Does Amazon Share Your Date With Governments?

Some years ago, one of the top-selling technology companies (Amazon) revealed pretty accurate information on how many warrants, court orders and investigation help they were asked to provide to the “authorities”. While every other tech giant had regularly published its government request figures for years, spurred on by accusations of participation in government surveillance, Amazon had been largely forgotten.Eventually, people noticed and Amazon acquiesced.

Since then, Amazon’s business has expanded. Actually, it’s no longer a retail website, but a big technology leading company, that works in the cloud and makes devices for the community. The company’s flagship Echo, however, is an “always listening” speaker that collects vast amounts of customer data that’s perfectly opened up for the government, which is a fear of most conspiracy theorists.

Actually, Amazon has been really deceptive in how it presents the data, omitting the exact figures in its short, but contextless, twice-a-year reports. Not only does Amazon offer the minimum information possible, but the company has, and still continues, to deliberately mislead its customers by actively refusing to clarify how many customers, and which customers, are affected by the data demands it receives annually, which to me sounds like an act of terrorism.

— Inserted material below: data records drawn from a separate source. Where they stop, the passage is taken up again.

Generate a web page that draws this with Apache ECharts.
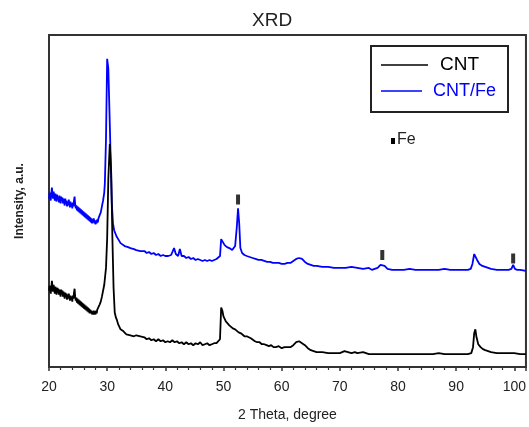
<!DOCTYPE html>
<html>
<head>
<meta charset="utf-8">
<script src="https://cdn.jsdelivr.net/npm/echarts@6/dist/echarts.min.js"></script>
<style>
html,body{margin:0;padding:0;background:#fff;}
#chart{width:529px;height:427px;}
</style>
</head>
<body>
<div id="chart"></div>
<script>
// 2-theta (degree) vs intensity (a.u.) for CNT
const cntSpectrum = [[20.0,77],[20.1,82],[20.2,78],[20.3,74],[20.4,80],[20.5,87],[20.6,81],[20.7,76],[20.8,83],[20.9,78],[21.0,74],[21.1,81],[21.2,77],[21.3,73],[21.4,80],[21.5,75],[21.6,79],[21.7,73],[21.8,78],[21.9,74],[22.0,71],[22.1,78],[22.2,74],[22.3,77],[22.4,71],[22.5,76],[22.6,72],[22.7,69],[22.8,75],[22.9,71],[23.0,74],[23.1,68],[23.2,73],[23.3,69],[23.4,74],[23.5,70],[23.6,67],[23.7,72],[23.8,68],[23.9,71],[24.0,66],[24.1,72],[24.2,69],[24.3,75],[24.4,79],[24.5,71],[24.6,67],[24.7,70],[24.8,65],[24.9,69],[25.0,64],[25.1,68],[25.2,63],[25.3,67],[25.4,62],[25.5,66],[25.6,61],[25.7,65],[25.8,60],[25.9,64],[26.0,59],[26.1,63],[26.2,58],[26.3,62],[26.4,57],[26.5,61],[26.6,56],[26.7,60],[26.8,55],[26.9,59],[27.0,54],[27.1,58],[27.2,54],[27.3,57],[27.4,53],[27.5,56],[27.6,53],[27.7,57],[27.8,53],[27.9,56],[28.0,53],[28.1,57],[28.2,54],[28.3,58],[28.4,56],[28.5,60],[28.6,59],[28.7,63],[28.8,62],[28.9,66],[29.0,67],[29.1,71],[29.2,72],[29.3,77],[29.4,80],[29.5,83],[29.6,85],[29.8,100],[30.0,130],[30.2,190],[30.45,225],[30.7,195],[30.9,130],[31.1,80],[31.3,55],[31.5,50],[31.7,47],[31.9,43],[32.1,41],[32.3,38],[32.5,39],[32.8,36],[33.0,35],[33.3,33],[33.6,35],[34.0,32],[34.3,33],[34.6,31],[35.0,32],[35.3,30],[35.7,31],[36.0,29],[36.4,30],[36.8,28],[37.2,29],[37.6,27],[38.0,28],[38.4,26],[38.8,28],[39.2,26],[39.6,27],[40.0,25],[40.4,26],[40.8,25],[41.2,27],[41.6,25],[42.0,26],[42.4,24],[42.8,25],[43.2,23],[43.6,25],[44.0,23],[44.4,24],[44.8,22],[45.2,24],[45.6,23],[46.0,25],[46.4,22],[46.8,23],[47.2,24],[47.6,22],[48.0,23],[48.4,24],[48.8,24],[49.1,25],[49.4,28],[49.6,60],[49.8,57],[50.0,51],[50.2,49],[50.4,46],[50.7,45],[51.0,42],[51.3,41],[51.6,39],[52.0,38],[52.3,37],[52.6,35],[53.0,34],[53.3,33],[53.6,31],[54.0,31],[54.3,29],[54.7,29],[55.0,27],[55.4,26],[55.8,25],[56.2,25],[56.6,23],[57.0,23],[57.4,22],[57.8,21],[58.2,22],[58.6,20],[59.0,20],[59.5,21],[60.0,19],[60.5,20],[61.0,20],[61.5,20],[62.0,22],[62.5,25],[63.0,26],[63.5,24],[64.0,22],[64.5,19],[65.0,17],[65.5,16],[66.0,15],[67.0,15],[68.0,14],[69.0,14],[70.0,14],[70.8,16],[71.0,14],[72.0,14],[72.6,15],[73.0,14],[74.0,15],[75.0,13],[76.0,13],[77.0,13],[78.0,13],[79.0,13],[80.0,13],[81.0,13],[82.0,13],[83.0,13],[84.0,13],[85.0,13],[86.0,13],[87.0,14],[88.0,13],[89.0,13],[90.0,13],[91.0,13],[92.0,13],[92.6,14],[92.9,20],[93.1,34],[93.3,38],[93.5,30],[93.8,23],[94.2,20],[94.6,18],[95.0,17],[95.5,16],[96.0,15],[97.0,14],[98.0,14],[99.0,14],[100.0,14],[101.0,13],[102.0,13]];

// 2-theta (degree) vs intensity (a.u.) for CNT/Fe
const cntFeSpectrum = [[20.0,170],[20.1,176],[20.2,171],[20.3,168],[20.4,175],[20.5,181],[20.6,174],[20.7,170],[20.8,177],[20.9,172],[21.0,168],[21.1,175],[21.2,171],[21.3,167],[21.4,174],[21.5,169],[21.6,172],[21.7,166],[21.8,173],[21.9,169],[22.0,165],[22.1,172],[22.2,168],[22.3,171],[22.4,165],[22.5,170],[22.6,166],[22.7,163],[22.8,170],[22.9,165],[23.0,168],[23.1,162],[23.2,167],[23.3,163],[23.4,169],[23.5,164],[23.6,161],[23.7,167],[23.8,162],[23.9,165],[24.0,160],[24.1,166],[24.2,162],[24.3,168],[24.4,172],[24.5,164],[24.6,160],[24.7,163],[24.8,158],[24.9,162],[25.0,157],[25.1,161],[25.2,156],[25.3,160],[25.4,155],[25.5,159],[25.6,154],[25.7,158],[25.8,153],[25.9,157],[26.0,152],[26.1,156],[26.2,151],[26.3,155],[26.4,150],[26.5,154],[26.6,149],[26.7,153],[26.8,148],[26.9,152],[27.0,147],[27.1,151],[27.2,146],[27.3,150],[27.4,145],[27.5,149],[27.6,146],[27.7,150],[27.8,145],[27.9,148],[28.0,144],[28.1,148],[28.2,145],[28.3,149],[28.4,146],[28.5,150],[28.6,148],[28.7,153],[28.8,151],[28.9,156],[29.0,158],[29.1,162],[29.2,164],[29.3,168],[29.4,170],[29.5,176],[29.6,185],[29.8,230],[30.0,311],[30.2,301],[30.4,257],[30.6,210],[30.8,165],[31.0,145],[31.2,138],[31.4,135],[31.6,132],[31.8,130],[32.0,128],[32.3,125],[32.6,126],[33.0,122],[33.3,123],[33.6,121],[34.0,120],[34.3,121],[34.6,119],[35.0,118],[35.3,119],[35.7,117],[36.0,116],[36.4,117],[36.8,115],[37.2,116],[37.6,114],[38.0,115],[38.4,113],[38.8,114],[39.2,112],[39.6,113],[40.0,112],[40.5,112],[41.0,113],[41.5,120],[41.8,114],[42.2,112],[42.5,119],[42.8,112],[43.2,112],[43.6,110],[44.0,111],[44.4,109],[44.8,110],[45.2,108],[45.6,109],[46.0,108],[46.4,107],[46.8,108],[47.2,107],[47.6,108],[48.0,107],[48.4,108],[48.8,109],[49.1,109],[49.4,112],[49.6,129],[49.9,126],[50.2,123],[50.6,121],[51.0,120],[51.5,118],[52.0,122],[52.3,142],[52.5,160],[52.7,145],[52.9,120],[53.2,115],[53.6,113],[54.0,112],[54.5,111],[55.0,110],[55.5,109],[56.0,108],[56.5,108],[57.0,107],[57.5,106],[58.0,106],[58.5,105],[59.0,105],[59.5,105],[60.0,104],[60.5,104],[61.0,105],[61.5,105],[62.0,107],[62.5,109],[63.0,110],[63.5,109],[64.0,106],[64.5,104],[65.0,103],[65.5,102],[66.0,102],[67.0,101],[68.0,101],[69.0,100],[70.0,100],[71.0,100],[72.0,101],[73.0,100],[74.0,99],[75.0,100],[75.5,98],[76.0,99],[76.5,100],[77.0,103],[77.3,105],[77.7,102],[78.2,99],[79.0,98],[80.0,98],[81.0,98],[82.0,99],[83.0,98],[84.0,98],[85.0,98],[86.0,98],[87.0,98],[88.0,99],[89.0,98],[90.0,98],[91.0,98],[92.0,98],[92.5,99],[92.8,104],[93.1,114],[93.3,116],[93.6,108],[94.0,104],[94.5,102],[95.0,101],[95.5,100],[96.0,99],[97.0,98],[98.0,98],[99.0,98],[99.5,99],[99.8,103],[100.1,99],[100.5,98],[101.0,98],[102.0,97]];

// Fe reflection markers (2-theta, marker height)
const feMarkers = [[52.5,169],[77.3,113],[99.8,109.5]];

const seriesNames = ['CNT', 'CNT/Fe'];
const seriesColors = ['#000000', '#0000ff'];
const xTickLabels = ['20','30','40','50','60','70','80','90','100'];

const chart = echarts.init(document.getElementById('chart'), null, {renderer: 'canvas'});
const FONT = 'Liberation Sans, Arial, sans-serif';

chart.setOption({
  backgroundColor: '#ffffff',
  animation: false,
  title: {
    text: 'XRD',
    left: 247,
    top: 6,
    textStyle: {fontFamily: FONT, fontSize: 19, fontWeight: 'normal', color: '#222'}
  },
  grid: {
    left: 49, top: 35, right: -2, bottom: 57,
    show: true, borderColor: '#333', borderWidth: 2, backgroundColor: 'transparent'
  },
  xAxis: {
    type: 'value',
    min: 20, max: 102, interval: 10,
    name: '2 Theta, degree',
    nameLocation: 'middle',
    nameGap: 41,
    nameTextStyle: {fontFamily: FONT, fontSize: 14, color: '#222'},
    axisLine: {lineStyle: {color: '#333', width: 2}},
    axisTick: {show: true, inside: false, length: 4, lineStyle: {color: '#333', width: 1.5}},
    minorTick: {show: true, splitNumber: 5, length: 3, lineStyle: {color: '#333', width: 1.2}},
    splitLine: {show: false},
    axisLabel: {
      fontFamily: FONT, fontSize: 14, color: '#222', margin: 13,
      showMaxLabel: false,
      formatter: function (v) { return xTickLabels.indexOf(String(v)) >= 0 ? String(v) : ''; }
    }
  },
  yAxis: {
    type: 'value',
    min: 0, max: 335,
    name: 'Intensity, a.u.',
    nameLocation: 'middle',
    nameGap: 23,
    nameTextStyle: {fontFamily: FONT, fontSize: 12, fontWeight: 'bold', color: '#222'},
    axisLine: {show: true, lineStyle: {color: '#333', width: 2}},
    axisTick: {show: false},
    axisLabel: {show: false},
    splitLine: {show: false}
  },
  series: [
    {
      name: seriesNames[1], type: 'line', data: cntFeSpectrum,
      symbol: 'none', lineStyle: {color: seriesColors[1], width: 1.8}, z: 2
    },
    {
      name: seriesNames[0], type: 'line', data: cntSpectrum,
      symbol: 'none', lineStyle: {color: seriesColors[0], width: 1.8}, z: 3
    },
    {
      name: 'Fe', type: 'scatter', data: feMarkers,
      symbol: 'rect', symbolSize: [4, 10],
      itemStyle: {color: '#000'}, z: 4
    }
  ],
  graphic: [
    {type: 'rect', shape: {x: 371, y: 46, width: 137, height: 66},
     style: {fill: '#fff', stroke: '#222', lineWidth: 2}, z: 10},
    {type: 'line', shape: {x1: 381, y1: 65, x2: 428, y2: 65},
     style: {stroke: seriesColors[0], lineWidth: 1.5}, z: 11},
    {type: 'text', x: 440, y: 65,
     style: {text: seriesNames[0], fill: seriesColors[0], font: '19px ' + FONT, verticalAlign: 'middle', align: 'left'}, z: 11},
    {type: 'line', shape: {x1: 381, y1: 91, x2: 422, y2: 91},
     style: {stroke: seriesColors[1], lineWidth: 1.5}, z: 11},
    {type: 'text', x: 433, y: 91,
     style: {text: seriesNames[1], fill: seriesColors[1], font: '18px ' + FONT, verticalAlign: 'middle', align: 'left'}, z: 11},
    {type: 'rect', shape: {x: 391, y: 138, width: 4, height: 6},
     style: {fill: '#000'}, z: 11},
    {type: 'text', x: 397, y: 140,
     style: {text: 'Fe', fill: '#222', font: '16px ' + FONT, verticalAlign: 'middle', align: 'left'}, z: 11}
  ]
});
</script>
</body>
</html>
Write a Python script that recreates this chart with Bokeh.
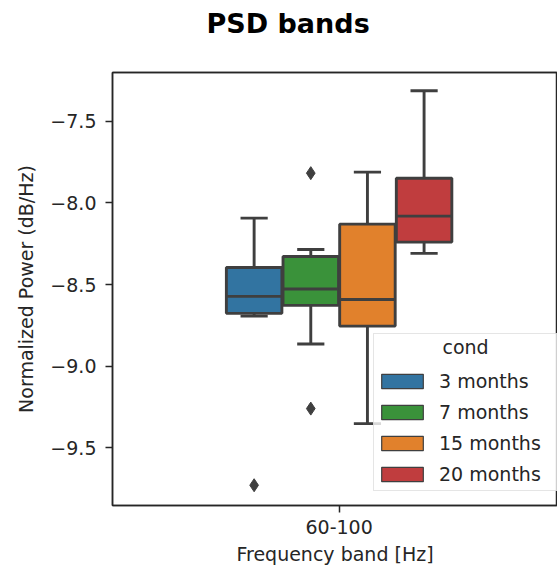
from bokeh.plotting import figure
from bokeh.models import (ColumnDataSource, FixedTicker, CustomJSTickFormatter,
                          Legend, LegendItem, Range1d, LinearAxis)
from bokeh.embed import file_html
from bokeh.resources import INLINE

# ---- data ----
band = ["60-100"]
conds = ["3 months", "7 months", "15 months", "20 months"]
colors = ["#3274a1", "#3a923a", "#e1812c", "#c03d3e"]
whisker_low = [-8.693, -8.864, -9.351, -8.309]
q1 = [-8.676, -8.627, -8.754, -8.240]
median = [-8.572, -8.527, -8.591, -8.081]
q3 = [-8.395, -8.328, -8.130, -7.849]
whisker_high = [-8.093, -8.285, -7.812, -7.314]
outlier_cond = ["3 months", "7 months", "7 months"]
outlier_val = [-9.728, -7.818, -9.259]
yticks = [-9.5, -9.0, -8.5, -8.0, -7.5]

EDGE = "#3f3f3f"
LW = 2.9
FONT = "DejaVu Sans"
TXT = "#262626"

n = len(conds)
group_w = 0.8
box_w = group_w / n
xs = [-group_w / 2 + box_w * (i + 0.5) for i in range(n)]
xpos = dict(zip(conds, xs))

src = ColumnDataSource(dict(
    x=xs, q1=q1, q3=q3, med=median, lo=whisker_low, hi=whisker_high, color=colors,
    bx0=[x - box_w * 0.49 for x in xs], bx1=[x + box_w * 0.49 for x in xs],
    cx0=[x - box_w * 0.24 for x in xs], cx1=[x + box_w * 0.24 for x in xs],
))
out_src = ColumnDataSource(dict(x=[xpos[c] for c in outlier_cond], y=outlier_val))

p = figure(width=557, height=572, output_backend="svg", toolbar_location=None,
           x_range=Range1d(-0.800, 0.771), y_range=Range1d(-9.852, -7.202),
           min_border_left=112, min_border_right=0, min_border_top=0,
           min_border_bottom=67)
p.background_fill_color = "white"
p.border_fill_color = "white"
p.xgrid.visible = False
p.ygrid.visible = False
p.outline_line_color = TXT
p.outline_line_width = 1.5
p.outline_line_alpha = 1

# legend proxies (drawn first, hidden beneath the real boxes)
items = []
for i, (c, col) in enumerate(zip(conds, colors)):
    r = p.vbar(x=[xs[i]], top=[q3[i]], bottom=[q1[i]], width=box_w * 0.9,
               fill_color=col, line_color=EDGE, line_width=1.2)
    items.append(LegendItem(label=c, renderers=[r]))

# whiskers and caps
p.segment(x0="x", x1="x", y0="q3", y1="hi", source=src, line_color=EDGE, line_width=LW)
p.segment(x0="x", x1="x", y0="q1", y1="lo", source=src, line_color=EDGE, line_width=LW)
p.segment(x0="cx0", x1="cx1", y0="hi", y1="hi", source=src, line_color=EDGE, line_width=LW)
p.segment(x0="cx0", x1="cx1", y0="lo", y1="lo", source=src, line_color=EDGE, line_width=LW)
# boxes
p.vbar(x="x", top="q3", bottom="q1", width=box_w * 0.98, source=src,
       fill_color="color", line_color=EDGE, line_width=LW)
# medians
p.segment(x0="bx0", x1="bx1", y0="med", y1="med", source=src, line_color=EDGE, line_width=LW)
# outliers
p.scatter(x="x", y="y", source=out_src, marker="diamond", size=13,
          fill_color=EDGE, line_color=EDGE)

legend = Legend(items=items, location=(261, 14), margin=0, padding=2, spacing=3,
                glyph_width=52, glyph_height=18, label_height=28, label_width=115,
                label_standoff=11, label_text_font=FONT, label_text_font_size="19px",
                label_text_color=TXT, title="\u00a0" * 11 + "cond", title_text_font=FONT,
                title_text_font_size="19px", title_text_font_style="normal",
                title_text_color=TXT, title_standoff=9,
                border_line_color="#cccccc", border_line_width=1.2,
                background_fill_alpha=0.8)
p.add_layout(legend)

# axes
xa = p.below[0]
ya = p.left[0]
for ax in (xa, ya):
    ax.axis_line_color = TXT
    ax.axis_line_width = 1.5
    ax.major_tick_line_color = TXT
    ax.major_tick_line_width = 1.5
    ax.major_tick_out = 7
    ax.major_tick_in = 0
    ax.minor_tick_line_color = None
    ax.major_label_text_font = FONT
    ax.major_label_text_font_size = "19px"
    ax.major_label_text_color = TXT
    ax.axis_label_text_font = FONT
    ax.axis_label_text_font_size = "19px"
    ax.axis_label_text_font_style = "normal"
    ax.axis_label_text_color = TXT

xa.ticker = FixedTicker(ticks=[0])
xa.major_label_overrides = {0: band[0]}
xa.major_label_standoff = 7
xa.axis_label = "Frequency band [Hz]"
xa.axis_label_standoff = 6

ya.ticker = FixedTicker(ticks=yticks)
ya.formatter = CustomJSTickFormatter(
    code="return (tick < 0 ? '\u2212' : '') + Math.abs(tick).toFixed(1);")
ya.major_label_standoff = 9
ya.axis_label = "Normalized Power (dB/Hz)"
ya.axis_label_standoff = 10

# top spine (invisible tick only reserves the space between title and frame)
top_ax = LinearAxis(ticker=FixedTicker(ticks=[0]), axis_line_color=TXT, axis_line_width=1.5,
                    major_tick_out=25, major_tick_in=0, major_tick_line_color=None,
                    minor_tick_line_color=None, major_label_standoff=0,
                    major_label_overrides={0: ""})
p.add_layout(top_ax, "above")

p.title.text = "PSD bands"
p.title.text_font = FONT
p.title.text_font_size = "27px"
p.title.text_font_style = "bold"
p.title.text_color = "black"
p.title.align = "left"
p.title.offset = 94
p.title.vertical_align = "top"
p.title.standoff = 14

open("out.html", "w").write(file_html(p, INLINE))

A few weeks ago, after lots of users showed interest in this topic, Amazon spokesperson Stacy Mitchell stated that the reports that the company publishes “actually focuses solely on Amazon”. They say that the reports are only product related, but don’t mention which products, services and etc. are an object of consideration. This brings me to the idea that they actually have something to hide. Whoever threw questions related to this topic, he could easily feel how submissive they tend to act, when asked those simple questions.

We live in days when we feel that our lives depend on technology. Just imagine a full day, without any smartphone/laptop/tablet/smartwatch/TV or any other type of tech in use. Being so open to the “unknown” makes us highly vulnerable to attacks – both from the government or hackers. We tend to forget that on the Amazon Echo there are 7 microphones, that constantly listen to your speech and record it so that it can, therefore, translate it. If we go so easily and believe anything that such a big company says, that means that we are no longer open to research and we no longer care about our privacy, which transforms us into money-spending robots that don’t happen to think at all.